Cry Cry Cry - Biography



Artist: Cry Cry Cry

Date: August 24, 2010

Cry Cry Cry is the name of the critically lauded folk-music supergroup comprised of coffeehouse veterans Dar Williams, Lucy Kaplansky and Richard Shindell, but the appellation “folk” is one they prefer to avoid. It’s a reasonably fair quibble on their part; after all, what is folk music? A century ago, the tag was applied to indigenous music steeped in longstanding traditions, passed along from artist to artist and generation to generation, the backwoods vulgar as opposed to the ritualized language of privilege and prestige. A half-century ago, that dynamic was upended, as folk became a powerful vehicle of protest and a non-violent weapon that prompted social upheavals and irrevocable spasms of desperately needed change. However, the members of Cry Cry Cry are the first to admit that most of their respective music looks inward, not outward, and it’s almost impossible to consider it indigenous to any particular culture or geographic region (the quads and dorms of Vassar, Bryn Mawr and Smith notwithstanding). Instead, what Williams, Kaplansky and Shindell usually put forth are personal scrutinizes of their own inner turmoil; their hopes and desires, loves and losses. However, within its conceptual conceit, their eponymous debut, Cry Cry Cry (Razor and Tie, 1998), both broke with and restored convention. In joining forces to celebrate the songs of (mostly) lesser-known artists, the trio returned folk — for a brief and highly engaging moment, at least — to its origins as a culture potlatch. While Cry Cry Cry is the ensemble’s sole release to date, it’s a wonderful and essential inventory of outstanding songs by some truly gifted songwriters.

The creative victory of Cry Cry Cry should come as no surprise, given the histories of its three members. Dar Williams is, arguably, the most famous of the three. She got her start in the late 1980s, eschewing her undergraduate studies at the Wellesley University to pursue a career as a folkie and embark upon the late-night, tip-jar, espresso-scented travails of the coffeehouse circuit. She soon started appearing at festivals, where she snared the attention of luminaries like Joan Baez, who gave Williams her big break by recording a number of her songs. As the 1990s progressed, Williams delicate introspection and earnest, irony-free musings garnered her a significant cult following, first on public radio, then on the Internet, and she soon became one of the best selling independent artists in America. Lucy Kaplansky and Richard Shindell charted similarly unorthodox courses to fringe success. Kaplansky’s path to music circumnavigated her studies for a PhD, and was aided considerably by an ongoing working relationship with Suzanne Vega. Shindell also got a boost from the ubiquitous Baez, who recorded a number of his songs as well. Of the three, Shindell is the most inclusive and gregarious songwriter; he excels at wry, first-person narratives that invoke rich characterization to illuminate the lives of a rogue’s gallery of unique personalities.

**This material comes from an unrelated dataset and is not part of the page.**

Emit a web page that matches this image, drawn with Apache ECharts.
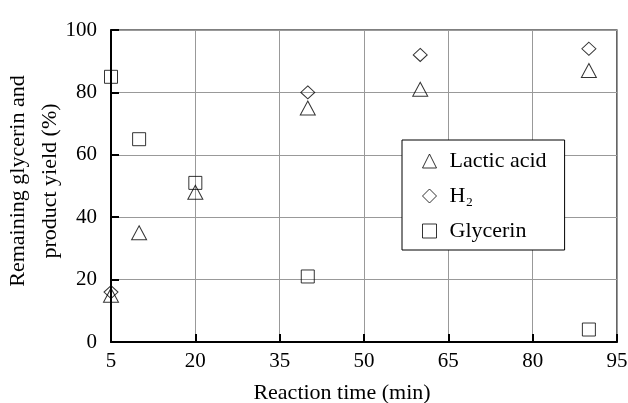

It’s no surprise, then, that _Cry Cry Cry_ is full of depth and breadth. Williams, Kaplansky and Shindell may not be the authors, but their recitations are full of explicit passion and soaring harmonies. The trio also defies expectations with the album’s first track, a daring cover by a not-so-obscure act. They acquit themselves admirably on REM’s classic, “Fall On Me,” skillfully rearranging its melancholy and opaque paranoia with gentle aplomb (and you can actually discern discreet words within the vocals). Lesser known artists fill out the remainder of the album, as the trio plunges into an array of brilliant songcraft. The highlights include: Greg Brown’s “Lord I Have Made a Place for You In My Heart”; the country-tinged “Shades of Grey” by Robert Earle Keen; Ron Sexsmith’s “Speaking with the Angel”; and the best track on the album, James Keelaghan’s epic and haunting “Cold Missouri Waters.” The album closes with a preternaturally eerie and gorgeously invocative a cappella version of “Northern Cross” by Leslie Smith. Within its impeccably gilded harmonies and shuddering emotional power, Williams, Kaplansky and Shindell demonstrate with nuance and grace how to pay back a debt to folk artists past while lighting the way for the genre’s path to the future.